▶ **Work to do**
Repeat everything in the material exactly.

▶ **Raw data**

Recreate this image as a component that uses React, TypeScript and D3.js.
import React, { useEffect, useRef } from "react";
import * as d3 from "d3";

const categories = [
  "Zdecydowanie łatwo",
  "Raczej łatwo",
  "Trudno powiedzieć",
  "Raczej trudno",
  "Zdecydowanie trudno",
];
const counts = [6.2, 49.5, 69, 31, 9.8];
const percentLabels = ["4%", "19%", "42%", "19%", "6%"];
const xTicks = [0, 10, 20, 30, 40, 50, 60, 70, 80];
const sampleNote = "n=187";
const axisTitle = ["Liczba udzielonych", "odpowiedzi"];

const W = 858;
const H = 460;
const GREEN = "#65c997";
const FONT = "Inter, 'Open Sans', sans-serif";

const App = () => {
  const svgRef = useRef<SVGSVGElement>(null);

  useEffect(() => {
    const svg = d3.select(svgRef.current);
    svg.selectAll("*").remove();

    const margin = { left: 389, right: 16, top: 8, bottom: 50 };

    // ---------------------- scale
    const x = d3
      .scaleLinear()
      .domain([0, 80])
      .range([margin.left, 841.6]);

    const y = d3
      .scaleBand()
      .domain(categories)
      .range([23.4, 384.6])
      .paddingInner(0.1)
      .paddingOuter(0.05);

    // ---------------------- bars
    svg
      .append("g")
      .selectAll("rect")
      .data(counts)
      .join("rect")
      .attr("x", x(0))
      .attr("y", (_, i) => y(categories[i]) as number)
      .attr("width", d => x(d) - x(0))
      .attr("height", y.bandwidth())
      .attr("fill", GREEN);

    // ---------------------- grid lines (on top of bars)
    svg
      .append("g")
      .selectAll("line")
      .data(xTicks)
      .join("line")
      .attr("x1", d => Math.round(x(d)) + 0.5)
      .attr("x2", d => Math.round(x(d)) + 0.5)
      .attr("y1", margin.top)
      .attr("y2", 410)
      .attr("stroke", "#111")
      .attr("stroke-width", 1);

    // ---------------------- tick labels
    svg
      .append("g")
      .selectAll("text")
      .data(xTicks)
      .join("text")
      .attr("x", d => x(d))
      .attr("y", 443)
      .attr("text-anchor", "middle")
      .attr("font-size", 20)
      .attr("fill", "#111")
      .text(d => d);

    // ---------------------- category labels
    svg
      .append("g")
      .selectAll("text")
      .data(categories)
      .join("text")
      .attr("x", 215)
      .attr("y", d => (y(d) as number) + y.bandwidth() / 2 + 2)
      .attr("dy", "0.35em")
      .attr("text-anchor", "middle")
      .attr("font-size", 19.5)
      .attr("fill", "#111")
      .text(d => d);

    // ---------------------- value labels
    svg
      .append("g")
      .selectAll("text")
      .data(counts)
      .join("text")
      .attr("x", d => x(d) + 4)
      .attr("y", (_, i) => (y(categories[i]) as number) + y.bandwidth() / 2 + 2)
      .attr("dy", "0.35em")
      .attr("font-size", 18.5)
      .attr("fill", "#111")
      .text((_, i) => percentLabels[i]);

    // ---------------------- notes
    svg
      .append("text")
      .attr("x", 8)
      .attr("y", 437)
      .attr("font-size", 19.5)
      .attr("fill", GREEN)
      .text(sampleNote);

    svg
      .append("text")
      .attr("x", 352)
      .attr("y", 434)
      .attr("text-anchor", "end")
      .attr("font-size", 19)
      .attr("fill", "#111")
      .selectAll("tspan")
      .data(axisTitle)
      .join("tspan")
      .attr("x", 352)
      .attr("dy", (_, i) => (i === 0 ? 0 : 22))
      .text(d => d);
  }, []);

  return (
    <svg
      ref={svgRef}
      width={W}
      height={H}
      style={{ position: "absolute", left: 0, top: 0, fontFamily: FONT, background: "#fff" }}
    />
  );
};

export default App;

▶ **Task answer**
Recreate this image as a component that uses React, TypeScript and D3.js.
import React, { useEffect, useRef } from "react";
import * as d3 from "d3";

const categories = [
  "Zdecydowanie łatwo",
  "Raczej łatwo",
  "Trudno powiedzieć",
  "Raczej trudno",
  "Zdecydowanie trudno",
];
const counts = [6.2, 49.5, 69, 31, 9.8];
const percentLabels = ["4%", "19%", "42%", "19%", "6%"];
const xTicks = [0, 10, 20, 30, 40, 50, 60, 70, 80];
const sampleNote = "n=187";
const axisTitle = ["Liczba udzielonych", "odpowiedzi"];

const W = 858;
const H = 460;
const GREEN = "#65c997";
const FONT = "Inter, 'Open Sans', sans-serif";

const App = () => {
  const svgRef = useRef<SVGSVGElement>(null);

  useEffect(() => {
    const svg = d3.select(svgRef.current);
    svg.selectAll("*").remove();

    const margin = { left: 389, right: 16, top: 8, bottom: 50 };

    // ---------------------- scale
    const x = d3
      .scaleLinear()
      .domain([0, 80])
      .range([margin.left, 841.6]);

    const y = d3
      .scaleBand()
      .domain(categories)
      .range([23.4, 384.6])
      .paddingInner(0.1)
      .paddingOuter(0.05);

    // ---------------------- bars
    svg
      .append("g")
      .selectAll("rect")
      .data(counts)
      .join("rect")
      .attr("x", x(0))
      .attr("y", (_, i) => y(categories[i]) as number)
      .attr("width", d => x(d) - x(0))
      .attr("height", y.bandwidth())
      .attr("fill", GREEN);

    // ---------------------- grid lines (on top of bars)
    svg
      .append("g")
      .selectAll("line")
      .data(xTicks)
      .join("line")
      .attr("x1", d => Math.round(x(d)) + 0.5)
      .attr("x2", d => Math.round(x(d)) + 0.5)
      .attr("y1", margin.top)
      .attr("y2", 410)
      .attr("stroke", "#111")
      .attr("stroke-width", 1);

    // ---------------------- tick labels
    svg
      .append("g")
      .selectAll("text")
      .data(xTicks)
      .join("text")
      .attr("x", d => x(d))
      .attr("y", 443)
      .attr("text-anchor", "middle")
      .attr("font-size", 20)
      .attr("fill", "#111")
      .text(d => d);

    // ---------------------- category labels
    svg
      .append("g")
      .selectAll("text")
      .data(categories)
      .join("text")
      .attr("x", 215)
      .attr("y", d => (y(d) as number) + y.bandwidth() / 2 + 2)
      .attr("dy", "0.35em")
      .attr("text-anchor", "middle")
      .attr("font-size", 19.5)
      .attr("fill", "#111")
      .text(d => d);

    // ---------------------- value labels
    svg
      .append("g")
      .selectAll("text")
      .data(counts)
      .join("text")
      .attr("x", d => x(d) + 4)
      .attr("y", (_, i) => (y(categories[i]) as number) + y.bandwidth() / 2 + 2)
      .attr("dy", "0.35em")
      .attr("font-size", 18.5)
      .attr("fill", "#111")
      .text((_, i) => percentLabels[i]);

    // ---------------------- notes
    svg
      .append("text")
      .attr("x", 8)
      .attr("y", 437)
      .attr("font-size", 19.5)
      .attr("fill", GREEN)
      .text(sampleNote);

    svg
      .append("text")
      .attr("x", 352)
      .attr("y", 434)
      .attr("text-anchor", "end")
      .attr("font-size", 19)
      .attr("fill", "#111")
      .selectAll("tspan")
      .data(axisTitle)
      .join("tspan")
      .attr("x", 352)
      .attr("dy", (_, i) => (i === 0 ? 0 : 22))
      .text(d => d);
  }, []);

  return (
    <svg
      ref={svgRef}
      width={W}
      height={H}
      style={{ position: "absolute", left: 0, top: 0, fontFamily: FONT, background: "#fff" }}
    />
  );
};

export default App;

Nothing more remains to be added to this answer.